#### Set problem
Reproduce exactly the lines below, from the first one through the line containing "-- ([yshift=3pt]#1.south east)", and omit any pictures.

#### Recorded information
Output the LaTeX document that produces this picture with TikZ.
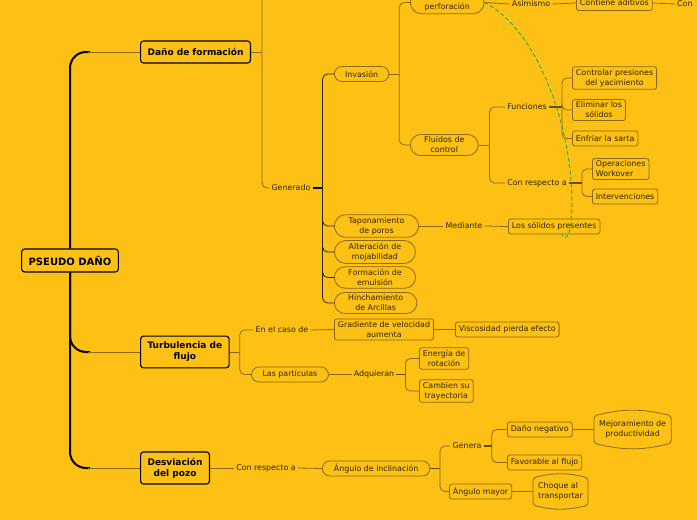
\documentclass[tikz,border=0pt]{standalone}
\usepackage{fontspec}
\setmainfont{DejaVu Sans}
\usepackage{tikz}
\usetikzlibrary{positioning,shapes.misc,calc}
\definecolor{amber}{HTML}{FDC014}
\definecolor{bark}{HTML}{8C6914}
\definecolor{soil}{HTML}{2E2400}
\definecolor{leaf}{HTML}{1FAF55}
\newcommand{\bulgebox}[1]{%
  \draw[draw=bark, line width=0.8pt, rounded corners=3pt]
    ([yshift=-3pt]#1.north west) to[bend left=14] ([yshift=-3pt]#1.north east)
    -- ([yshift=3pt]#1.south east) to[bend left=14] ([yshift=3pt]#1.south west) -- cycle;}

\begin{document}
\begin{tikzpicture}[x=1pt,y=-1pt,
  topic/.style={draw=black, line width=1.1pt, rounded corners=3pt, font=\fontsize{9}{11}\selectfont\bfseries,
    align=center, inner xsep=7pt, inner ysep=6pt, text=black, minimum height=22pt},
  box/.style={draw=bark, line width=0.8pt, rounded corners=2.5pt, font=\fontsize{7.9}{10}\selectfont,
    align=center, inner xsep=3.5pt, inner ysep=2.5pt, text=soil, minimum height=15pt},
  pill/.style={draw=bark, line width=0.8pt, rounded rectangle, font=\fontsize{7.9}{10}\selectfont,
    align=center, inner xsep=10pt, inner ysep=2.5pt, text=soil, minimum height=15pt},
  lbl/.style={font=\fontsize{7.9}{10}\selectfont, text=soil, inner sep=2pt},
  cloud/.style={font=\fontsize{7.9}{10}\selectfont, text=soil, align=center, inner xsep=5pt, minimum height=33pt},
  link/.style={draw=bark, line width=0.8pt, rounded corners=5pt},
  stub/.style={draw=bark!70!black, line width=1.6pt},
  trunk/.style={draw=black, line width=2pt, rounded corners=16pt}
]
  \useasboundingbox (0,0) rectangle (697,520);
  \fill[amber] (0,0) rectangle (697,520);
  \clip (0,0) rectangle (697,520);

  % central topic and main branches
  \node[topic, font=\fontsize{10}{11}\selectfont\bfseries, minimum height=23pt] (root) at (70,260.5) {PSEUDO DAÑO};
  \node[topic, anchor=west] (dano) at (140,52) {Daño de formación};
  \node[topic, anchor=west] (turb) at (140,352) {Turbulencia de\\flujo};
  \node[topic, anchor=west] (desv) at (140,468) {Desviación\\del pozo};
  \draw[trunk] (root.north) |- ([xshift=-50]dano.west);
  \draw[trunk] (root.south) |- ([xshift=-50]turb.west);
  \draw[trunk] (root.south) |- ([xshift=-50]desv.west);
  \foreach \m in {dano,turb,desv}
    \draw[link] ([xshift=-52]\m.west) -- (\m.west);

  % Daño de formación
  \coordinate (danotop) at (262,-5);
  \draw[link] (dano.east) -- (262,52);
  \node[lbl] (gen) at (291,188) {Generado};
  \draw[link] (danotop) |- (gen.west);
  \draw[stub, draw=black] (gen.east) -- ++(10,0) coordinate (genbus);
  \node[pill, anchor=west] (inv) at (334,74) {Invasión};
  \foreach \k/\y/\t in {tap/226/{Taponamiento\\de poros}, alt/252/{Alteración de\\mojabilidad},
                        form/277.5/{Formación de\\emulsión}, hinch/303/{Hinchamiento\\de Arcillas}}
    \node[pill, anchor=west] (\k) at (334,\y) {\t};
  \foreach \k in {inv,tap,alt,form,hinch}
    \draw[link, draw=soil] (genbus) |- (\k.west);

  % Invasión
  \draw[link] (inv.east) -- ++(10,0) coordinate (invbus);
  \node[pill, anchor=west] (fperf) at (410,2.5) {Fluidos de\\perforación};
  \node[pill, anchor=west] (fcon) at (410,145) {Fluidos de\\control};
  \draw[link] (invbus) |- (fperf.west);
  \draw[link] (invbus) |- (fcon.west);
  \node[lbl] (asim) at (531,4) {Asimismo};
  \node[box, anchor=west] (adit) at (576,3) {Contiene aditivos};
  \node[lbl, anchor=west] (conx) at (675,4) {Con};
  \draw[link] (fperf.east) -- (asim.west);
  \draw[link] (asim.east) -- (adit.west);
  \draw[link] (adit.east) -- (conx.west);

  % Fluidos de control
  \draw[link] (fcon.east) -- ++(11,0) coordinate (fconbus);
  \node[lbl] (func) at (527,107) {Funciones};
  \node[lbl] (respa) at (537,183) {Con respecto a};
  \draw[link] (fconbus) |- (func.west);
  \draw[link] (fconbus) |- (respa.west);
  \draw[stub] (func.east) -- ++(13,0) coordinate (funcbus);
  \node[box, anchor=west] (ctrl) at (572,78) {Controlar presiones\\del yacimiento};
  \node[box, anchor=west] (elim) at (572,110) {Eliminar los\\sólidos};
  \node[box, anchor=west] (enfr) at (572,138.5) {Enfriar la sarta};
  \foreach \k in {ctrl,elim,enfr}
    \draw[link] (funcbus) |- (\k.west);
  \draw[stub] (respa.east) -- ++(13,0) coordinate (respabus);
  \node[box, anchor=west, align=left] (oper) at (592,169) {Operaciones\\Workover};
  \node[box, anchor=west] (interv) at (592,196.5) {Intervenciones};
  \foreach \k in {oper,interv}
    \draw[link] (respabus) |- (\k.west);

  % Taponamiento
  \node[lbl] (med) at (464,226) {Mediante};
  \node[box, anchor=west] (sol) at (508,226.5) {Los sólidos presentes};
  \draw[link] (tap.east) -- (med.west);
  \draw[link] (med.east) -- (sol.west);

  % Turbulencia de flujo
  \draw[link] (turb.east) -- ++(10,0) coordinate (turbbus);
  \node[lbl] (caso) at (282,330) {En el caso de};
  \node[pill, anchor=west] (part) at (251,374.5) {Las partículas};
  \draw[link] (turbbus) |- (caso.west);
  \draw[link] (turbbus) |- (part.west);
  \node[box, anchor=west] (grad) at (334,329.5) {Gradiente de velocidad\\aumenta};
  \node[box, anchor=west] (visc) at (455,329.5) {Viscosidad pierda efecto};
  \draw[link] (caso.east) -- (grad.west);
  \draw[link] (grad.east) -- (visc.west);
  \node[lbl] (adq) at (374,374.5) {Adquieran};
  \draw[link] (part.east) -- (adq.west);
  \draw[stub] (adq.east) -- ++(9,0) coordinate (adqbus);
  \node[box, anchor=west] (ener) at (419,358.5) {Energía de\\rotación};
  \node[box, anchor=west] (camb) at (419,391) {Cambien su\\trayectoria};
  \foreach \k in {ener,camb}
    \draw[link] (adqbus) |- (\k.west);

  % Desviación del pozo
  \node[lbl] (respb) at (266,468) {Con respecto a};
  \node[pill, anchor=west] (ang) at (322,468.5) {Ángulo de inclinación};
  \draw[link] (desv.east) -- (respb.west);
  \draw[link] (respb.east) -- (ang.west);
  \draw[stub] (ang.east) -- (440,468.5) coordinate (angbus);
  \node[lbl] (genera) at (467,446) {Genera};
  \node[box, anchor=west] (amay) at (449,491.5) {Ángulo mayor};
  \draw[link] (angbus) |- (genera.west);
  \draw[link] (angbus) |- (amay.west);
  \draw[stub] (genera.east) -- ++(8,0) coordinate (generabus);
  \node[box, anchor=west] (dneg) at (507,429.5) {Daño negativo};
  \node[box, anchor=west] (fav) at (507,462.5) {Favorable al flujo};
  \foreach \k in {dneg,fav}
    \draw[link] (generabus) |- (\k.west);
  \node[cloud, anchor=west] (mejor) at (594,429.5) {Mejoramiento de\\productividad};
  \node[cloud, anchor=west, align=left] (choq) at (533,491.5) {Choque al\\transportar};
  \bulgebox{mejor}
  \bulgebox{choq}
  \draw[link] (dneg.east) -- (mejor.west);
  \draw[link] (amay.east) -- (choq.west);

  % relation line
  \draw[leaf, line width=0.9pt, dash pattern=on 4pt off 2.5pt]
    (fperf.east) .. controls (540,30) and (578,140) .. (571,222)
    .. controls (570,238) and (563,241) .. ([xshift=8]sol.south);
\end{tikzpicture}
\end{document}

#### Expected answer
Output the LaTeX document that produces this picture with TikZ.
\documentclass[tikz,border=0pt]{standalone}
\usepackage{fontspec}
\setmainfont{DejaVu Sans}
\usepackage{tikz}
\usetikzlibrary{positioning,shapes.misc,calc}
\definecolor{amber}{HTML}{FDC014}
\definecolor{bark}{HTML}{8C6914}
\definecolor{soil}{HTML}{2E2400}
\definecolor{leaf}{HTML}{1FAF55}
\newcommand{\bulgebox}[1]{%
  \draw[draw=bark, line width=0.8pt, rounded corners=3pt]
    ([yshift=-3pt]#1.north west) to[bend left=14] ([yshift=-3pt]#1.north east)
    -- ([yshift=3pt]#1.south east) to[bend left=14] ([yshift=3pt]#1.south west) -- cycle;}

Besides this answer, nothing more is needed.